Counsel has informed this Court that he has reviewed the appellate record and
concludes there are no arguable grounds for reversal. He has also informed this Court that
he provided appellant with a copy of the transcripts in his case and notified appellant of his
right to review the record and to file a pro se response to counsel's brief and motion to
withdraw. See Anders, 386 U.S. at 744-45; see also Stafford v. State, 813 S.W.2d 503,
509 (Tex. Crim. App. 1991) (en banc); High, 573 S.W.2d at 813. More than thirty days
have passed, and no pro se brief has been filed.
II. Independent Review
The United States Supreme Court advised appellate courts that upon receiving a
"frivolous appeal" brief, they must conduct "a full examination of all the proceedings to 2 decide whether the case is wholly frivolous." Penson v. Ohio, 488 U.S. 75, 80 (1988); see
Ybarra v. State, 93 S.W.3d 922, 926 (Tex. App.–Corpus Christi 2003, no pet.).

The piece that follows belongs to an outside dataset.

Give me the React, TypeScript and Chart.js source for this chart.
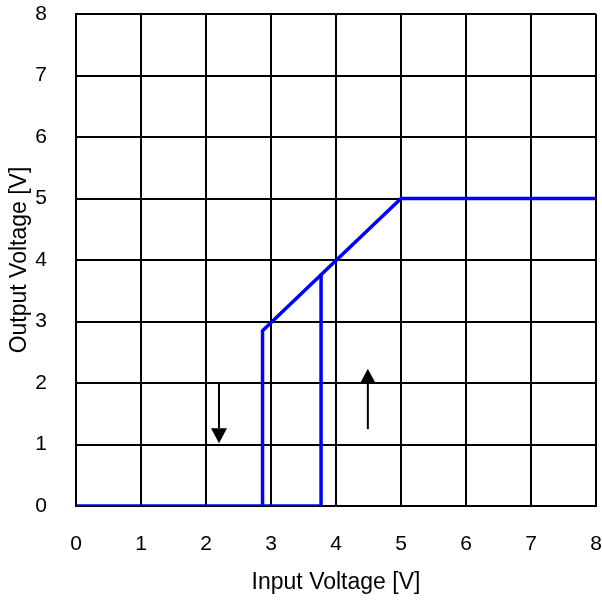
import React, { useEffect, useRef } from "react";
import { Chart, registerables } from "chart.js";

Chart.register(...registerables);

// Hysteresis transfer curve (Input Voltage vs Output Voltage)
const risingInput = [0, 3.77, 3.77, 5.0, 8];
const risingOutput = [0, 0, 3.76, 5.0, 5.0];
const fallingInput = [2.87, 2.87, 3.77];
const fallingOutput = [0, 2.85, 3.76];

// Direction arrows (x position, start y, tip y)
const arrowX = [2.2, 4.49];
const arrowFromY = [2.0, 1.25];
const arrowToY = [1.02, 2.23];

const axisMin = 0;
const axisMax = 8;
const xTitle = "Input Voltage [V]";
const yTitle = "Output Voltage [V]";

const FONT = "'Liberation Sans', Arial, Helvetica, sans-serif";

const arrowPlugin = {
  id: "arrows",
  afterDatasetsDraw(chart: any) {
    const { ctx, scales } = chart;
    const xs = scales.x;
    const ys = scales.y;
    ctx.save();
    ctx.strokeStyle = "#000";
    ctx.fillStyle = "#000";
    ctx.lineWidth = 2;
    for (let i = 0; i < arrowX.length; i++) {
      const px = xs.getPixelForValue(arrowX[i]);
      const y0 = ys.getPixelForValue(arrowFromY[i]);
      const y1 = ys.getPixelForValue(arrowToY[i]);
      const dir = y1 > y0 ? 1 : -1;
      const headH = 15;
      const headW = 8;
      ctx.beginPath();
      ctx.moveTo(px, y0);
      ctx.lineTo(px, y1 - dir * headH);
      ctx.stroke();
      ctx.beginPath();
      ctx.moveTo(px, y1);
      ctx.lineTo(px - headW, y1 - dir * headH);
      ctx.lineTo(px + headW, y1 - dir * headH);
      ctx.closePath();
      ctx.fill();
    }
    ctx.restore();
  },
};

export default function App() {
  const ref = useRef<HTMLCanvasElement>(null);
  useEffect(() => {
    if (!ref.current) return;
    const toPts = (xs: number[], ys: number[]) => xs.map((x, i) => ({ x, y: ys[i] }));
    const chart = new Chart(ref.current, {
      type: "scatter",
      data: {
        datasets: [
          {
            data: toPts(risingInput, risingOutput),
            showLine: true,
            borderColor: "rgb(0,0,255)",
            borderWidth: 3.5,
            pointRadius: 0,
            tension: 0,
          },
          {
            data: toPts(fallingInput, fallingOutput),
            showLine: true,
            borderColor: "rgb(0,0,255)",
            borderWidth: 3.5,
            pointRadius: 0,
            tension: 0,
          },
        ],
      },
      options: {
        responsive: false,
        animation: false,
        layout: { padding: { left: 0, right: 6, top: 14, bottom: 0 } },
        plugins: { legend: { display: false }, tooltip: { enabled: false } },
        scales: {
          x: {
            type: "linear",
            min: axisMin,
            max: axisMax,
            ticks: {
              stepSize: 1,
              padding: 26,
              color: "#000",
              font: { family: FONT, size: 21 },
            },
            grid: { color: "#000", lineWidth: 2, drawTicks: false },
            border: { color: "#000", width: 2 },
            title: {
              display: true,
              text: xTitle,
              color: "#000",
              font: { family: FONT, size: 23 },
              padding: { top: 0, bottom: 5 },
            },
            afterFit(scale: any) {
              scale.height = 95;
              scale.paddingLeft = 0;
              scale.paddingRight = 0;
            },
          },
          y: {
            type: "linear",
            min: axisMin,
            max: axisMax,
            ticks: {
              stepSize: 1,
              padding: 29,
              color: "#000",
              font: { family: FONT, size: 21 },
            },
            grid: { color: "#000", lineWidth: 2, drawTicks: false },
            border: { color: "#000", width: 2 },
            title: {
              display: true,
              text: yTitle,
              color: "#000",
              font: { family: FONT, size: 23 },
              padding: { top: 6, bottom: 0 },
            },
            afterFit(scale: any) {
              scale.width = 76;
              scale.paddingTop = 0;
              scale.paddingBottom = 0;
            },
          },
        },
      },
      plugins: [arrowPlugin],
    });
    return () => chart.destroy();
  }, []);
  return (
    <div style={{ position: "absolute", left: 0, top: 0, width: 602, height: 601, background: "#fff" }}>
      <canvas ref={ref} width={602} height={601} style={{ display: "block" }} />
    </div>
  );
}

Accordingly, we have carefully reviewed the record and have found nothing that would
arguably support an appeal. See Bledsoe v. State, 178 S.W.3d 824, 826 (Tex. Crim. App.
2005); Stafford, 813 S.W.2d at 509. We agree with counsel that the appeal is wholly
frivolous and without merit. See Bledsoe, 178 S.W.3d at 827-28 ("Due to the nature of
Anders briefs, by indicating in the opinion that it considered the issues raised in the briefs
and reviewed the record for reversible error but found none, the court of appeals met the
requirements of Texas Rule of Appellate Procedure 47.1.").
III. Conclusion
The judgment of the trial court is affirmed. Additionally, appellant's counsel's motion
to withdraw as appellate counsel is hereby granted. We order counsel to notify appellant
of the disposition of this appeal and of the availability of discretionary review. See In re
K.D., S.D., and J.R., 127 S.W.2d 66, 68 n.3 (Tex. App.–Houston [1st Dist.] 2003, no pet.)
(citing Ex parte Wilson, 956 S.W.2d 25, 27 (Tex. Crim. App. 1997) (en banc) (per curiam)).
ROSE VELA Justice
Do not publish. TEX . R. APP. P. 47.2(b).
Memorandum Opinion delivered and filed this 26th day of June, 2008.